Problem requirements: Write out each line exactly as given. Leave the pictures out of your copy.

Dataset extract:

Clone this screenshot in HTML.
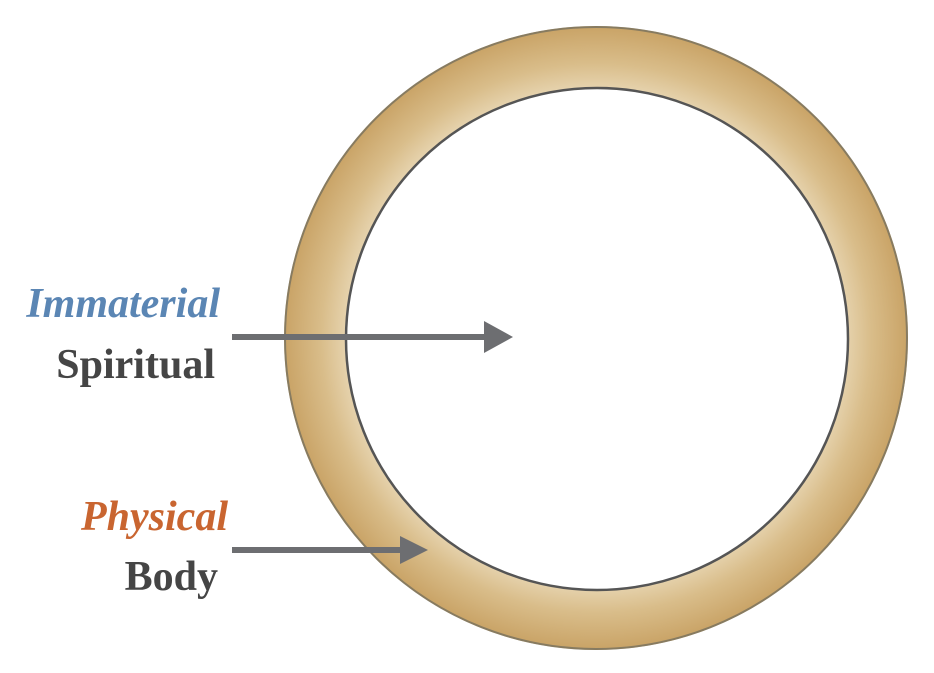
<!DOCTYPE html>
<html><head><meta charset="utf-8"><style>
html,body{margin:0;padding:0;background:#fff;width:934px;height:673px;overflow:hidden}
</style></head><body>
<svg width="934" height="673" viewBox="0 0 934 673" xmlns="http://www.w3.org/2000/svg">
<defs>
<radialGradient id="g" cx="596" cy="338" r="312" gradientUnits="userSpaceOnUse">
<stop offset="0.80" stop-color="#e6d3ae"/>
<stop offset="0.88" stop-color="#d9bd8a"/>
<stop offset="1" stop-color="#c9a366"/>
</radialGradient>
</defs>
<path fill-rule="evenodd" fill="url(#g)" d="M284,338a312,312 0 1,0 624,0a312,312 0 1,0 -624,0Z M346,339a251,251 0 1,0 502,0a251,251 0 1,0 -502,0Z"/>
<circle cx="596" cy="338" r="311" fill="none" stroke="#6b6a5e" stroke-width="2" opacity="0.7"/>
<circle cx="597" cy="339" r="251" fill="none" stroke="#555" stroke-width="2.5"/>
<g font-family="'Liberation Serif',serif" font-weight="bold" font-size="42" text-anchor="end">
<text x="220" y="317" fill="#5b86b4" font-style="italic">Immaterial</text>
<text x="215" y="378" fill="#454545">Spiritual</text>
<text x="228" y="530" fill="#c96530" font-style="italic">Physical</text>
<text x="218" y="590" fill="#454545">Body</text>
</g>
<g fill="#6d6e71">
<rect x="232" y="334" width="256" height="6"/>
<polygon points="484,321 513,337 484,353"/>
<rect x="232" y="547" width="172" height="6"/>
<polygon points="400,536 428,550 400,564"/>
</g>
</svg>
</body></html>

Solved exercise:
Clone this screenshot in HTML.
<!DOCTYPE html>
<html><head><meta charset="utf-8"><style>
html,body{margin:0;padding:0;background:#fff;width:934px;height:673px;overflow:hidden}
</style></head><body>
<svg width="934" height="673" viewBox="0 0 934 673" xmlns="http://www.w3.org/2000/svg">
<defs>
<radialGradient id="g" cx="596" cy="338" r="312" gradientUnits="userSpaceOnUse">
<stop offset="0.80" stop-color="#e6d3ae"/>
<stop offset="0.88" stop-color="#d9bd8a"/>
<stop offset="1" stop-color="#c9a366"/>
</radialGradient>
</defs>
<path fill-rule="evenodd" fill="url(#g)" d="M284,338a312,312 0 1,0 624,0a312,312 0 1,0 -624,0Z M346,339a251,251 0 1,0 502,0a251,251 0 1,0 -502,0Z"/>
<circle cx="596" cy="338" r="311" fill="none" stroke="#6b6a5e" stroke-width="2" opacity="0.7"/>
<circle cx="597" cy="339" r="251" fill="none" stroke="#555" stroke-width="2.5"/>
<g font-family="'Liberation Serif',serif" font-weight="bold" font-size="42" text-anchor="end">
<text x="220" y="317" fill="#5b86b4" font-style="italic">Immaterial</text>
<text x="215" y="378" fill="#454545">Spiritual</text>
<text x="228" y="530" fill="#c96530" font-style="italic">Physical</text>
<text x="218" y="590" fill="#454545">Body</text>
</g>
<g fill="#6d6e71">
<rect x="232" y="334" width="256" height="6"/>
<polygon points="484,321 513,337 484,353"/>
<rect x="232" y="547" width="172" height="6"/>
<polygon points="400,536 428,550 400,564"/>
</g>
</svg>
</body></html>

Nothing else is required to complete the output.